Authenticity also lives in micro-cultures: the women who ran urban boarding houses, the Chinese gardeners feeding early cities, the Aboriginal trade routes that braided regions long before fences. Vocabulary matters. Call a garment a cabbage-tree hat, not a generic straw; let time be kept by tide tables or station bells, not wristwatches decades too soon. Voice matters even more. Shape historical dialogue through cadence and lexis rather than caricatured spelling, and convey class and origin by syntactic choices—a magistrate’s conditional clauses, a drover’s clipped imperatives. For deeper craft on scene orchestration, pacing, and period voice, study proven writing techniques that demonstrate how research, language, and emotion braid into narrative momentum.

Voices of the Past: Historical Dialogue and Ethical Colonial Storytelling

Fine-tuned dialogue is the handrail readers grip as they cross centuries. Effective historical dialogue does more than sprinkle antiquated slang; it reveals power, allegiance, and aspiration. Consider how characters choose address forms—sir, missus, mate, by given name or withheld name—and how that choice shifts in public and private spaces. Deploy era-specific idioms in moderation, testing each phrase against the character’s background. A Gaelic-born shepherd won’t speak like a port clerk; a Yuin fisher won’t mimic a London costermonger. Sound the past by rhythm rather than orthography. Phonetic spellings that “other” speakers—particularly Aboriginal or migrant characters—age quickly and often wound. Instead, evoke music in sentence shape: the slower plains of a storyteller, the fast clatter of a gambler’s bluff, the compressed grammar of a telegram recited aloud.
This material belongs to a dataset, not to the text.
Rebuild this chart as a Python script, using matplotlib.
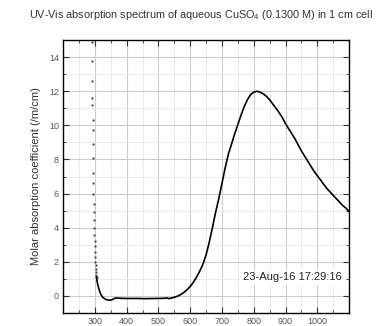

Every story set in the nineteenth or early twentieth century intersects with invasion, dispossession, and law’s complicity. Practicing ethical colonial storytelling means acknowledging that reality while avoiding extractive gaze. Seek multiplicity of vantage points, and where representing Aboriginal cultures and histories, consult and collaborate. Respect language names and place names; where appropriate, retain capitalization of Country as a living presence. Avoid tidy arc-forgiveness that resolves systemic harm through a single benevolent settler or a miraculous friendship. Conflict can be intimate without sanitizing the structural—the way a stock route trespasses ceremony ground; how pastoral leases recast rivers as “frontiers.” In court scenes, show who is permitted to testify; in homestead scenes, show who is forced to labor and who is named in the family Bible. Ethical stakes grow through specificity, not sermons.

Structure amplifies voice. Diaries, letters, and depositions can braid into a mosaic that mirrors how the past survives—in fragments and echoes. An epistolary section can compress months of drought into a handful of increasingly terse entries; a ledger can tick forward the slow dread of debt. Study models across classic literature and contemporary Australian historical fiction to understand modulation of free indirect style, how a narrative can dip into a character’s thoughts and then re-emerge with the cool eye of history. Deploy restraint around slurs and period violence; context matters, but gratuitous replication is not authenticity. Choose when to paraphrase, when to allude, and when to put hard truths on the page. The aim is a chorus, not a monologue—the settler’s urgency, the magistrate’s bureaucracy, the child’s wonder, the elder’s warning—each voice granting the others contour.

Case Studies and Reader Engagement: Australian Settings and Book Clubs

Examples from the bookshelf show how technique meets place. Kate Grenville’s The Secret River maps the Hawkesbury with lyrical precision while staging moral fracture inside a settler household. Its riverine Australian settings build implication before conflict arrives: the bend where a canoe lingers, the bank where crop rows bite deeper each season. The novel also illustrates the risks of representing recorded violence from limited archival views, prompting conversations with historians and readers about whose accounts are privileged. That tension can be creatively productive; it pushes writers to widen their evidentiary net and to mark historical uncertainty openly within scenes, letting the text acknowledge gaps rather than smoothing them away.

Peter Carey’s True History of the Kelly Gang demonstrates how voice can become landscape. The novel channels the outlaw’s persona in a rolling, punctuation-light style modelled partly on the Jerilderie Letter—a reminder that primary sources can seed a whole narrative engine. The missing commas do not stunt clarity; they accelerate it, a fugitive’s breath over scrub, a mind bargaining with itself. Note how character logic guides diction; even when Ned misnames technologies or legal processes, readers understand him because syntax carries intention. Elsewhere, Alexis Wright’s Carpentaria and Leah Purcell’s The Drover’s Wife reframe inherited myths, combining oral tradition, political critique, and visceral description. These works invite writers to question whose myths are retold and whose remain submerged, and to experiment with hybrid forms that reflect regional storytelling practices as much as European literary lineage.

On the reader side, book clubs are flourishing laboratories for historical narratives. They do not merely consume; they co-create meaning by supplying memories, family lore, and local knowledge that illuminate the page. Stories rooted in Australian settings invite place-based engagement: a Hobart group might pair a convict-era novel with a walk along the docks; a Fremantle circle could tour a maritime museum; a Broome discussion might bring in pearl-shell artifacts. To support this communal reading, authors can publish discussion guides with maps, timelines, glossaries of regional terms, and prompts that probe ethics as well as plot. Recipes drawn from the period—damper with bush honey, preserved lemons from a Cameleer camp—turn gatherings into sensory extensions of the text. For librarians and educators, thematic bundles—gold rush migrations, frontier law, pearling economies, postwar reconstruction—create pathways through Australian historical fiction that mirror the nation’s layered past. When readers talk back to the book, history becomes a shared act of making, not a static museum piece.